Her friend, a Red Cross volunteer, offered to help. She contacted a New Jersey congressman who then called the Pentagon. I was called in by my base commander at our remote radar site in Alaska and stood smartly at attention while the major scolded me for not keeping the home folks apprised of my well-being. Then he ordered me to my quarters to do so immediately.
I still smile recalling this, knowing that my grandmother, in her heart, wasn’t really worried about me. Because of what she’d learned about God through her study of Christian Science, she knew that I was always safe and well in God’s eternal care. The thousands of miles between her sunny porch and my grim outpost in Alaska could never separate me from that care.
Faith in my divine birthright as God’s child – a birthright I acknowledge for everyone – was tested often in my four years as a military journalist. But a little book my grandmother had given me, “Science and Health with Key to the Scriptures,” by Mary Baker Eddy, helped me through tough times. The Bible says, “Every valley shall be exalted, and every mountain and hill shall be made low: and the crooked shall be made straight, and the rough places plain” (Isa. 40:4). There were times when I felt that the crooked was indeed made straight and the rough places, plain.
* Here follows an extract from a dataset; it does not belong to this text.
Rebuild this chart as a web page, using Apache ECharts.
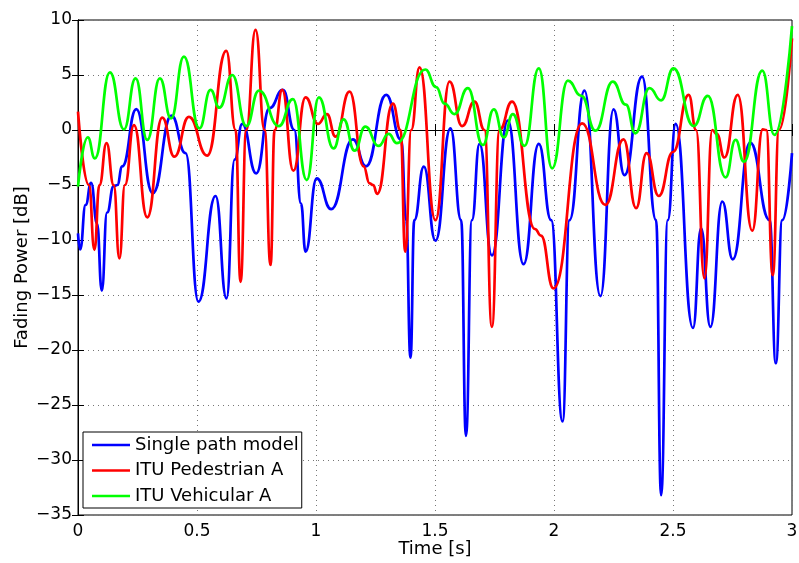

A big test was my 17-month tour at Naknek Air Base, a bleak, male-only radar site deep in the Alaskan wilderness with about 80 men protecting “the Lower 48” against possible nuclear attack. Loneliness and anger pervaded the snowy compound.
Granted, our fellow troops fighting the Korean War half a world away faced more danger. Our less heralded job was to stand silent guard at the top of the world, watching the skies for rockets streaking across the Bering Straits. If an attack were launched, we would be the first to know. Men hunched over flickering radar screens served in dark secrecy, barred even from writing home about their mission.
The lessons learned through such hard times, though, can bless us. I’ve learned that, as the Bible says, God’s care is a “very present help in trouble” (Ps. 46:1). My deeply held belief in this biblical truth rescued me from despair – I knew I was truly never alone or isolated.
When your greatest enemy is the weather, and you live in a windowless complex connected by frosty hallways, those who cook meals, dispose of garbage, put fires out, or keep the plumbing from freezing – who see that you have a warm bed at night and a hot shower in the morning – these are your true heroes.
We were from all races and backgrounds, some had dropped out of high school and others held advanced degrees, all working together for the same cause, reflecting the richness and harmony of divine creation. The weekly newspaper I published there celebrated this. Hence there was no dearth of news, despite top-secret restrictions on what was printable. Men with good stories lined up at my door. “Pop,” for example, fought in four wars under Generals Pershing and MacArthur. And “Terrible Tommy” was a Russian language expert who monitored secret Soviet broadcasts.
This Veterans Day, I’m grateful for the selfless men and women serving in our armed forces, many of whom are unsung heroes. We can pray for their safety and strength amid the challenging situations they face and for their – and their families’ – peace of mind.